— start of RECORDED DATA —
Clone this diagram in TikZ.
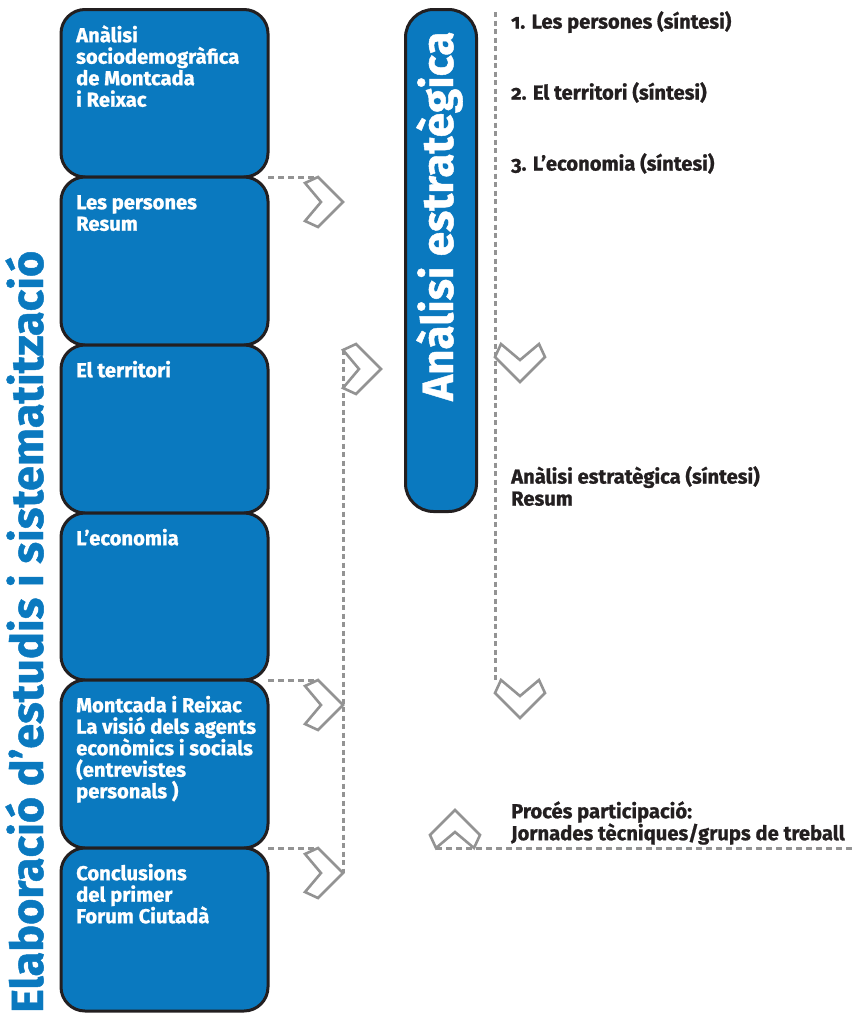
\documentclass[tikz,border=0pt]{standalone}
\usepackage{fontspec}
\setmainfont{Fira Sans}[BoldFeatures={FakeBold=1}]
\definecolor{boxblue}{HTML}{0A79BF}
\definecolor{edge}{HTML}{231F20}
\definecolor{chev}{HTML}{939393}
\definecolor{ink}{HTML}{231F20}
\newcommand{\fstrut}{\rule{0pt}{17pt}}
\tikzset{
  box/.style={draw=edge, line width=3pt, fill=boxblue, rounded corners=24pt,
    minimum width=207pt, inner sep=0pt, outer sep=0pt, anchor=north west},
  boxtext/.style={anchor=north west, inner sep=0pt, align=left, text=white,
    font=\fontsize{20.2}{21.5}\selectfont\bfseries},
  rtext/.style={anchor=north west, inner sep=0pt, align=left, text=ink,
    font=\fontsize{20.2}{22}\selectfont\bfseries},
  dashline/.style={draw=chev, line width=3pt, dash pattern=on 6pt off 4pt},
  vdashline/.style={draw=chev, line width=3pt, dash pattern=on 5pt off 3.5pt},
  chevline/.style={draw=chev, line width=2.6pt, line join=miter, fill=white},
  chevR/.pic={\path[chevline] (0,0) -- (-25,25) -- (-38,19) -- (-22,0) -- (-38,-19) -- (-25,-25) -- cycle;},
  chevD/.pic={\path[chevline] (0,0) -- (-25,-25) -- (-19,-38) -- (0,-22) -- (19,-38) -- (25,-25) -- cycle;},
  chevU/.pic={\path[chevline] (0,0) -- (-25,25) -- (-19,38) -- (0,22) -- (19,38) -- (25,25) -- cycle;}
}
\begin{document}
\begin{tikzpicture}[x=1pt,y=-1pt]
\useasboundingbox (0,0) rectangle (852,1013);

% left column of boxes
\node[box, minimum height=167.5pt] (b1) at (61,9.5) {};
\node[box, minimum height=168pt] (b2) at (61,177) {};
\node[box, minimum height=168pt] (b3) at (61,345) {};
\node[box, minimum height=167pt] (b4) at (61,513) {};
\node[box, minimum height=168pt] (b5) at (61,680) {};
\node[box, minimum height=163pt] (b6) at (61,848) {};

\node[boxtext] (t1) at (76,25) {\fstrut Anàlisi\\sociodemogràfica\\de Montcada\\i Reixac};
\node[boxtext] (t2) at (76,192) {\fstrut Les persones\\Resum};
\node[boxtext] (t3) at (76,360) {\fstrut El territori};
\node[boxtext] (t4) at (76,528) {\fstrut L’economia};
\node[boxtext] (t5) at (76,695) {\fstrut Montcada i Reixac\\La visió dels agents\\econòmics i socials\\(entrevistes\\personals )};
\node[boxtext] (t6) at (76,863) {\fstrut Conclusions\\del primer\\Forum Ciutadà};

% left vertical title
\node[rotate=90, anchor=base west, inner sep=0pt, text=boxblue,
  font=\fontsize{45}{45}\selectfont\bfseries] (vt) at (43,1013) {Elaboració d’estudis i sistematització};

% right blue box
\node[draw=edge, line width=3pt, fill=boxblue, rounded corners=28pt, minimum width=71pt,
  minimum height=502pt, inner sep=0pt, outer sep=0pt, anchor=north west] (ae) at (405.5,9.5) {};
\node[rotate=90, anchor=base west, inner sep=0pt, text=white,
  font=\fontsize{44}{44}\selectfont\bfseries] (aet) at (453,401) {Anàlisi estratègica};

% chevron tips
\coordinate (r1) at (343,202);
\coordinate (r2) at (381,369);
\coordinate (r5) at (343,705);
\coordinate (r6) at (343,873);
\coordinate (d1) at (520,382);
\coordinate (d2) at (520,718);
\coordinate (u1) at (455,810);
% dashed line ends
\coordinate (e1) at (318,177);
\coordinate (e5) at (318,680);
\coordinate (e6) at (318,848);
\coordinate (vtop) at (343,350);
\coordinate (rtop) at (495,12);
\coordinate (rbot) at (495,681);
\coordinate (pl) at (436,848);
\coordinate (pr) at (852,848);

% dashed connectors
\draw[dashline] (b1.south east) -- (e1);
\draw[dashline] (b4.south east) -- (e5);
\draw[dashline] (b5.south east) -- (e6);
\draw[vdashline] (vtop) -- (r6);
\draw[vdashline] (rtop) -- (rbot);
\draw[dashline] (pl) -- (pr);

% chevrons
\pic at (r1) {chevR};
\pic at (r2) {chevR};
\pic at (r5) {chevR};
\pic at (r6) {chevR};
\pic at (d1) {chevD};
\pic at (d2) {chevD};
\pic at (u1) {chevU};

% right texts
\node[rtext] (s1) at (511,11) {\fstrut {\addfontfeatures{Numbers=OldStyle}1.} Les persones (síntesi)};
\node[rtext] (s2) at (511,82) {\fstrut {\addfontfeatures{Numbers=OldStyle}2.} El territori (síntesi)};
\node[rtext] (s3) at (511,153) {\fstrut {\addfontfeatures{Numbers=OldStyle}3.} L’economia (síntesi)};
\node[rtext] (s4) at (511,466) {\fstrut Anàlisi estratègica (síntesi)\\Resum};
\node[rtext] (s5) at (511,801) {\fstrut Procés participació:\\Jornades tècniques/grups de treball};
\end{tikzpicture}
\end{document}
— end of RECORDED DATA —
All of the material above needs to be restated exactly, with no pictures.

» **RESPONSE BELOW**
Clone this diagram in TikZ.
\documentclass[tikz,border=0pt]{standalone}
\usepackage{fontspec}
\setmainfont{Fira Sans}[BoldFeatures={FakeBold=1}]
\definecolor{boxblue}{HTML}{0A79BF}
\definecolor{edge}{HTML}{231F20}
\definecolor{chev}{HTML}{939393}
\definecolor{ink}{HTML}{231F20}
\newcommand{\fstrut}{\rule{0pt}{17pt}}
\tikzset{
  box/.style={draw=edge, line width=3pt, fill=boxblue, rounded corners=24pt,
    minimum width=207pt, inner sep=0pt, outer sep=0pt, anchor=north west},
  boxtext/.style={anchor=north west, inner sep=0pt, align=left, text=white,
    font=\fontsize{20.2}{21.5}\selectfont\bfseries},
  rtext/.style={anchor=north west, inner sep=0pt, align=left, text=ink,
    font=\fontsize{20.2}{22}\selectfont\bfseries},
  dashline/.style={draw=chev, line width=3pt, dash pattern=on 6pt off 4pt},
  vdashline/.style={draw=chev, line width=3pt, dash pattern=on 5pt off 3.5pt},
  chevline/.style={draw=chev, line width=2.6pt, line join=miter, fill=white},
  chevR/.pic={\path[chevline] (0,0) -- (-25,25) -- (-38,19) -- (-22,0) -- (-38,-19) -- (-25,-25) -- cycle;},
  chevD/.pic={\path[chevline] (0,0) -- (-25,-25) -- (-19,-38) -- (0,-22) -- (19,-38) -- (25,-25) -- cycle;},
  chevU/.pic={\path[chevline] (0,0) -- (-25,25) -- (-19,38) -- (0,22) -- (19,38) -- (25,25) -- cycle;}
}
\begin{document}
\begin{tikzpicture}[x=1pt,y=-1pt]
\useasboundingbox (0,0) rectangle (852,1013);

% left column of boxes
\node[box, minimum height=167.5pt] (b1) at (61,9.5) {};
\node[box, minimum height=168pt] (b2) at (61,177) {};
\node[box, minimum height=168pt] (b3) at (61,345) {};
\node[box, minimum height=167pt] (b4) at (61,513) {};
\node[box, minimum height=168pt] (b5) at (61,680) {};
\node[box, minimum height=163pt] (b6) at (61,848) {};

\node[boxtext] (t1) at (76,25) {\fstrut Anàlisi\\sociodemogràfica\\de Montcada\\i Reixac};
\node[boxtext] (t2) at (76,192) {\fstrut Les persones\\Resum};
\node[boxtext] (t3) at (76,360) {\fstrut El territori};
\node[boxtext] (t4) at (76,528) {\fstrut L’economia};
\node[boxtext] (t5) at (76,695) {\fstrut Montcada i Reixac\\La visió dels agents\\econòmics i socials\\(entrevistes\\personals )};
\node[boxtext] (t6) at (76,863) {\fstrut Conclusions\\del primer\\Forum Ciutadà};

% left vertical title
\node[rotate=90, anchor=base west, inner sep=0pt, text=boxblue,
  font=\fontsize{45}{45}\selectfont\bfseries] (vt) at (43,1013) {Elaboració d’estudis i sistematització};

% right blue box
\node[draw=edge, line width=3pt, fill=boxblue, rounded corners=28pt, minimum width=71pt,
  minimum height=502pt, inner sep=0pt, outer sep=0pt, anchor=north west] (ae) at (405.5,9.5) {};
\node[rotate=90, anchor=base west, inner sep=0pt, text=white,
  font=\fontsize{44}{44}\selectfont\bfseries] (aet) at (453,401) {Anàlisi estratègica};

% chevron tips
\coordinate (r1) at (343,202);
\coordinate (r2) at (381,369);
\coordinate (r5) at (343,705);
\coordinate (r6) at (343,873);
\coordinate (d1) at (520,382);
\coordinate (d2) at (520,718);
\coordinate (u1) at (455,810);
% dashed line ends
\coordinate (e1) at (318,177);
\coordinate (e5) at (318,680);
\coordinate (e6) at (318,848);
\coordinate (vtop) at (343,350);
\coordinate (rtop) at (495,12);
\coordinate (rbot) at (495,681);
\coordinate (pl) at (436,848);
\coordinate (pr) at (852,848);

% dashed connectors
\draw[dashline] (b1.south east) -- (e1);
\draw[dashline] (b4.south east) -- (e5);
\draw[dashline] (b5.south east) -- (e6);
\draw[vdashline] (vtop) -- (r6);
\draw[vdashline] (rtop) -- (rbot);
\draw[dashline] (pl) -- (pr);

% chevrons
\pic at (r1) {chevR};
\pic at (r2) {chevR};
\pic at (r5) {chevR};
\pic at (r6) {chevR};
\pic at (d1) {chevD};
\pic at (d2) {chevD};
\pic at (u1) {chevU};

% right texts
\node[rtext] (s1) at (511,11) {\fstrut {\addfontfeatures{Numbers=OldStyle}1.} Les persones (síntesi)};
\node[rtext] (s2) at (511,82) {\fstrut {\addfontfeatures{Numbers=OldStyle}2.} El territori (síntesi)};
\node[rtext] (s3) at (511,153) {\fstrut {\addfontfeatures{Numbers=OldStyle}3.} L’economia (síntesi)};
\node[rtext] (s4) at (511,466) {\fstrut Anàlisi estratègica (síntesi)\\Resum};
\node[rtext] (s5) at (511,801) {\fstrut Procés participació:\\Jornades tècniques/grups de treball};
\end{tikzpicture}
\end{document}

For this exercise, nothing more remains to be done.